那个中年人抬头看向魏武,就见魏武的脸色转眼又变得惨白,心中大喜,叫道:
“口说无凭,大家把钱都打到同一个账户上,交给一个中人保管,免得到时候有人输不起赖账!”
从向英及时站起来说:
“这样好不好,我是台海人,我来做这个中人,只做见证,两不相帮,账户也由我来提供如何?”
众人纷纷表示同意,随后赌约双方都把钱打进了从向英提供的账户。
这时,棒子国那个中年人突然越众而出,趴在舞台的边缘冲朴贱人眨了眨眼,又死劲摇了摇头,又无声地说了几句话,朴贱人点了点头,面露得意。
胡静波叫道:
“不行,这家伙耍赖!我会说棒子国的语言,他说话的口型我看出来了,他跟台上的伤者说,就算是治好了,也不要承认,无论发生了什么,绝对不要站起来!”
此话一出,下面嘘声一片,纷纷大骂棒子国无耻。
朴贱人冷笑道:
“是你们不敢赌了吧?愿赌服输,别耍赖!刚才我的同伴跟我说,我马上就可以站起来了,他是给我祝福呢!
魏先生,废话少说,我已经准备好了,开始吧!”
魏武装着极不情愿地走到朴贱人的身边,伸出右手,弯下腰来给他把脉,同时右手悄悄发出一支威武神针,扎在朴贱人颈椎上,这才把手贴在他的腰上,把灵气输进他的体内进行检查。
他这样做的目的是暂时切断贱人的神经,让他感受不到灵气入体,更感受不到身体的变化,不让这家伙发现了治疗效果,再耍什么花样,也是为了麻痹这家伙,可以出其不意地让他做出本能反应,免得他耍赖。
此时,朴贱人完全感受不到身体有任何变化,面上自然没有任何表情,台下的中年人见了,心中大定。
魏武检查发现,这家伙第七、第八节腰椎骨错位了,压住了腰椎神经,其中第八节椎骨骨折,其中有几块很小的碎骨被挤进了脊椎中间,进一步加大了对腰椎神经的压制,也加大了治疗的难度。
要想治好这家伙,就必须把这几块脆骨取出,再将错位的椎骨扶正,还得让第八块椎骨重新长好。
这个难度就大了,尤其是那几块碎骨,是在脊椎中间,要是强行手术,很可能让碎骨进入骨髓里面,也难怪棒子国花了那么多功夫,也没能治好他。
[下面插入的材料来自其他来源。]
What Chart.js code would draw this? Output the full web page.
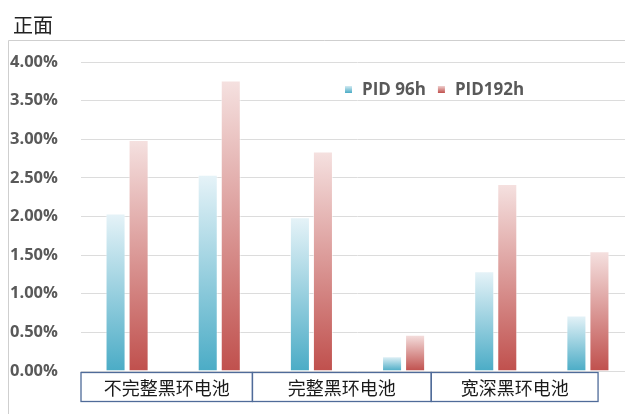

这种情况比当初玉龙要严重得多,但是因为受伤的时间比玉龙短,再加上魏武现在的灵力和针灸技艺已经远超当初,而且还有医灵针这样的神器,所以对于现在的魏武来说,难度并不是很大,唯一的问题就是太便宜这个贱人了。
于是魏武吩咐大刚搬了一张矮桌到舞台上,之后大刚提着那家伙放到桌上,让他脸朝下,后背朝上,还体贴地用手托着这家伙的脸,免得他闷死。
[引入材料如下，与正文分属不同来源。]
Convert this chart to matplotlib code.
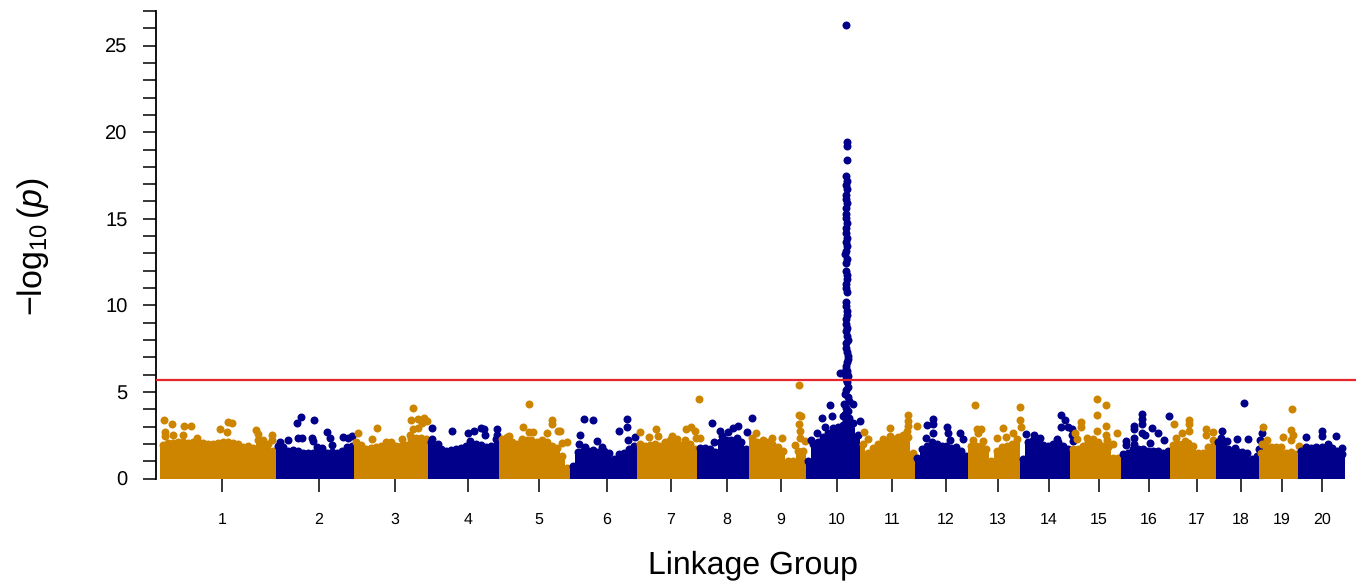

魏武没有再藏私,抽出医灵针在这家伙的后腰上扎了起来,他先是用灵气把那几块碎骨击得粉碎,再用医灵针吸出碎骨,之后再用灵气矫正了位移的椎骨,在刺激骨折出重新生长。
此时台上台下落针可闻,没有丝毫声音,十几分钟后,魏武收了医灵针,拔出这家伙颈椎上威武神针的同时,说:“我说朴先生,你刚刚被抛上舞台的时候,给吓尿了,这股味太难受了,我没法下针啊!”
朴贱人一听,脸涨得通红,双手撑住桌面,一下子就跳了起来,走到舞台前面,掀开西服的下摆说:
“胡说什么呢?谁尿了?”
话音未落,台下掌声雷动,叫好声此起彼伏,朴贱人这才发现上当了,急忙奔到轮椅前坐下来,引得台下嘘声一片,哄笑一片。
朴贱人不得不站起来冲魏武鞠了一躬,垂头丧气地转身就要下去,却是被拿着话筒的胡自立拦住了。